Here are a few things that will help you get a good understanding of the market:
a. Everything Customers: You need to uncover, and understand as much as you can, about your customers—segments, personas, problems, how they use your product, and how you fit with the other products they use.
b. Everything Industry: Most industries have associations (ex. American Marketing Association). Participate in these associations. This will give you a lot of face time with people in your industry—your customers, competitors, partners. This will also give you a feel for the emerging trends, and industry wide challenges.
2. Maximize Face Time with Customers:
Most enterprise product managers spend a lot of time working with customers—be it for validating the next product idea, defining the roadmap, or helping them solve a problem, so it is important to build this customer facing experience.

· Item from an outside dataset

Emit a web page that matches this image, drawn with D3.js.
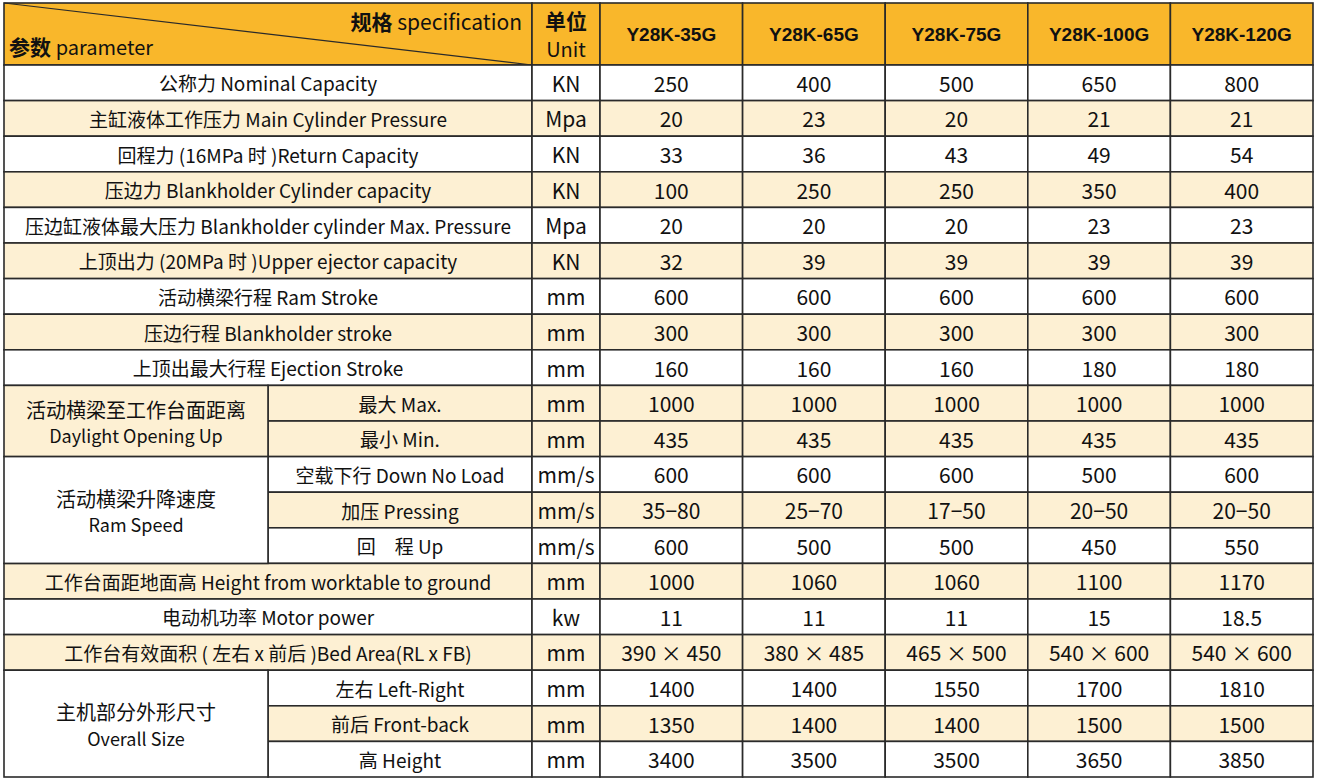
<!DOCTYPE html>
<html><head><meta charset="utf-8">
<script src="https://cdn.jsdelivr.net/npm/d3@7"></script>
<style>body{margin:0;background:#fff}svg{display:block}</style>
</head><body><svg id="canvas" width="1321" height="782"></svg>
<script>
// Table data
let models = ["Y28K-35G", "Y28K-65G", "Y28K-75G", "Y28K-100G", "Y28K-120G"];
let labels = [
  "公称力 Nominal Capacity", "主缸液体工作压力 Main Cylinder Pressure", "回程力 (16MPa 时 )Return Capacity",
  "压边力 Blankholder Cylinder capacity", "压边缸液体最大压力 Blankholder cylinder Max. Pressure",
  "上顶出力 (20MPa 时 )Upper ejector capacity", "活动横梁行程 Ram Stroke", "压边行程 Blankholder stroke",
  "上顶出最大行程 Ejection Stroke", "最大 Max.", "最小 Min.", "空载下行 Down No Load", "加压 Pressing",
  "回　程 Up", "工作台面距地面高 Height from worktable to ground", "电动机功率 Motor power",
  "工作台有效面积 ( 左右 x 前后 )Bed Area(RL x FB)", "左右 Left-Right", "前后 Front-back", "高 Height"
];
let units = ["KN", "Mpa", "KN", "KN", "Mpa", "KN", "mm", "mm", "mm", "mm", "mm", "mm/s", "mm/s", "mm/s", "mm", "kw", "mm", "mm", "mm", "mm"];
let values = [
  ["250", "400", "500", "650", "800"],
  ["20", "23", "20", "21", "21"],
  ["33", "36", "43", "49", "54"],
  ["100", "250", "250", "350", "400"],
  ["20", "20", "20", "23", "23"],
  ["32", "39", "39", "39", "39"],
  ["600", "600", "600", "600", "600"],
  ["300", "300", "300", "300", "300"],
  ["160", "160", "160", "180", "180"],
  ["1000", "1000", "1000", "1000", "1000"],
  ["435", "435", "435", "435", "435"],
  ["600", "600", "600", "500", "600"],
  ["35−80", "25−70", "17−50", "20−50", "20−50"],
  ["600", "500", "500", "450", "550"],
  ["1000", "1060", "1060", "1100", "1170"],
  ["11", "11", "11", "15", "18.5"],
  ["390 × 450", "380 × 485", "465 × 500", "540 × 600", "540 × 600"],
  ["1400", "1400", "1550", "1700", "1810"],
  ["1350", "1400", "1400", "1500", "1500"],
  ["3400", "3500", "3500", "3650", "3850"]
];
let shaded = [0,1,0,1,0,1,0,1,0,1,1,0,1,0,1,0,1,0,1,0];
let groups = [
  {start: 9, end: 10, zh: "活动横梁至工作台面距离", en: "Daylight Opening Up", shade: 1},
  {start: 11, end: 13, zh: "活动横梁升降速度", en: "Ram Speed", shade: 0},
  {start: 17, end: 19, zh: "主机部分外形尺寸", en: "Overall Size", shade: 0}
];

let yellow = "#f9b72b", cream = "#fdf0d3", line = "#2a2a2a";
let font = "'Liberation Sans Narrow', 'Noto Sans CJK SC', 'Noto Sans', sans-serif";
let boldFont = "'Liberation Sans', 'Noto Sans CJK SC', sans-serif";
let svg = d3.select("#canvas");

let x0 = 4, xSplit = 268, xUnit = 532, xModel = 600, x1 = 1313;
let yTop = 3, yHead = 65, yBot = 777;
let y = d3.scaleBand().domain(d3.range(labels.length)).range([yHead, yBot]);
let xm = d3.scaleBand().domain(models).range([xModel, x1]);

let inGroup = (i) => groups.find((g) => i >= g.start && i <= g.end);

function cell(x, yy, w, h, fill) {
  svg.append("rect").attr("x", x).attr("y", yy).attr("width", w).attr("height", h)
    .attr("fill", fill).attr("stroke", line).attr("stroke-width", 1.6);
}
function text(x, yy, str, size, weight, fam) {
  svg.append("text").attr("x", x).attr("y", yy).attr("text-anchor", "middle")
    .attr("dominant-baseline", "central").attr("font-family", fam || font)
    .attr("font-size", size).attr("font-weight", weight || 400).attr("fill", "#111").text(str);
}

// header
cell(x0, yTop, xUnit - x0, yHead - yTop, yellow);
svg.append("line").attr("x1", x0).attr("y1", yTop).attr("x2", xUnit).attr("y2", yHead)
  .attr("stroke", line).attr("stroke-width", 1.2);
let t1 = svg.append("text").attr("x", 522).attr("y", 21).attr("text-anchor", "end")
  .attr("dominant-baseline", "central").attr("font-family", font).attr("fill", "#111");
t1.append("tspan").attr("font-size", 21).attr("font-weight", 700).text("规格 ");
t1.append("tspan").attr("font-size", 21).text("specification");
let t2 = svg.append("text").attr("x", 9).attr("y", 46).attr("dominant-baseline", "central")
  .attr("font-family", font).attr("fill", "#111");
t2.append("tspan").attr("font-size", 21).attr("font-weight", 700).text("参数 ");
t2.append("tspan").attr("font-size", 20).text("parameter");
cell(xUnit, yTop, xModel - xUnit, yHead - yTop, yellow);
text((xUnit + xModel) / 2, 20, "单位", 21, 700);
text((xUnit + xModel) / 2, 48, "Unit", 20, 400);
models.forEach((m) => {
  cell(xm(m), yTop, xm.bandwidth(), yHead - yTop, yellow);
  text(xm(m) + xm.bandwidth() / 2, 34, m, 19, 700, boldFont);
});

// body rows
labels.forEach((lab, i) => {
  let fill = shaded[i] ? cream : "#fff";
  let g = inGroup(i);
  let lx = g ? xSplit : x0;
  cell(lx, y(i), xUnit - lx, y.bandwidth(), fill);
  text((lx + xUnit) / 2, y(i) + y.bandwidth() / 2, lab, 19);
  cell(xUnit, y(i), xModel - xUnit, y.bandwidth(), fill);
  text((xUnit + xModel) / 2, y(i) + y.bandwidth() / 2, units[i], 21);
  models.forEach((m, j) => {
    cell(xm(m), y(i), xm.bandwidth(), y.bandwidth(), fill);
    text(xm(m) + xm.bandwidth() / 2, y(i) + y.bandwidth() / 2, values[i][j], 21);
  });
});

// group labels
groups.forEach((g) => {
  let top = y(g.start), h = y(g.end) + y.bandwidth() - top;
  cell(x0, top, xSplit - x0, h, g.shade ? cream : "#fff");
  text((x0 + xSplit) / 2, top + h / 2 - 12, g.zh, 20);
  text((x0 + xSplit) / 2, top + h / 2 + 14, g.en, 18);
});
</script></body></html>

Maximizing face time with customers can be hard to do (as an engineer), but there are still ways to make this happen:
a. Subject Matter Expertise: Become the subject matter expert for your space. This will open up a plethora of opportunities for you— customer seminars, customer events like workshops.
Needless to say these will help you hone your presentation, and communication skills— both key skills for a product manager.
b. Product Expertise: Become an expert at your product—this should be easy especially if you are one of the ones building the product. This will make you a key player in the sales, product teams pitching to customers, filling out RFPs.
c. Support: Regardless of how your support organization is setup, there are bound to be instances where some help is needed. Volunteer to be your team’s point of contact for these. Help customers, and customer support with issues with your product.
This will help you immensely since you learn:
a. From those in customer facing roles day in, day out.
b. How to collaborate and engage customers who aren’t happy—as a product manager there will be times when you have to work with a customer who isn’t fully satisfied, so any prior experience in similar situations will come in very handy.
3. Develop Your Communication Skills:
Good communication, writing, and presenting skills are critical for a product manager, so, take on every opportunity you get to build these skills. This could be through:
a. Webinars: Most educational webinars start with a technology/industry piece, and finish up with a product/company pitch.
Given their virtual nature, webinars have the added advantage of getting you comfortable presenting to a large audience even if you haven’t yet mastered the art of (physically) presenting in front of a large audience.
b. Product/Technology videos: There is always demand for product, or technology videos. Jump on this! This has the added benefit of getting you comfortable presenting in front of a camera.
Last but not least, work on your public speaking, and presentation skills.
Take every opportunity you get to present, be it at a brownbag lunch, or a release review.
This will help you groom yourself to become an awesome product manager, so that you are ready to make your mark when the opportunity arises!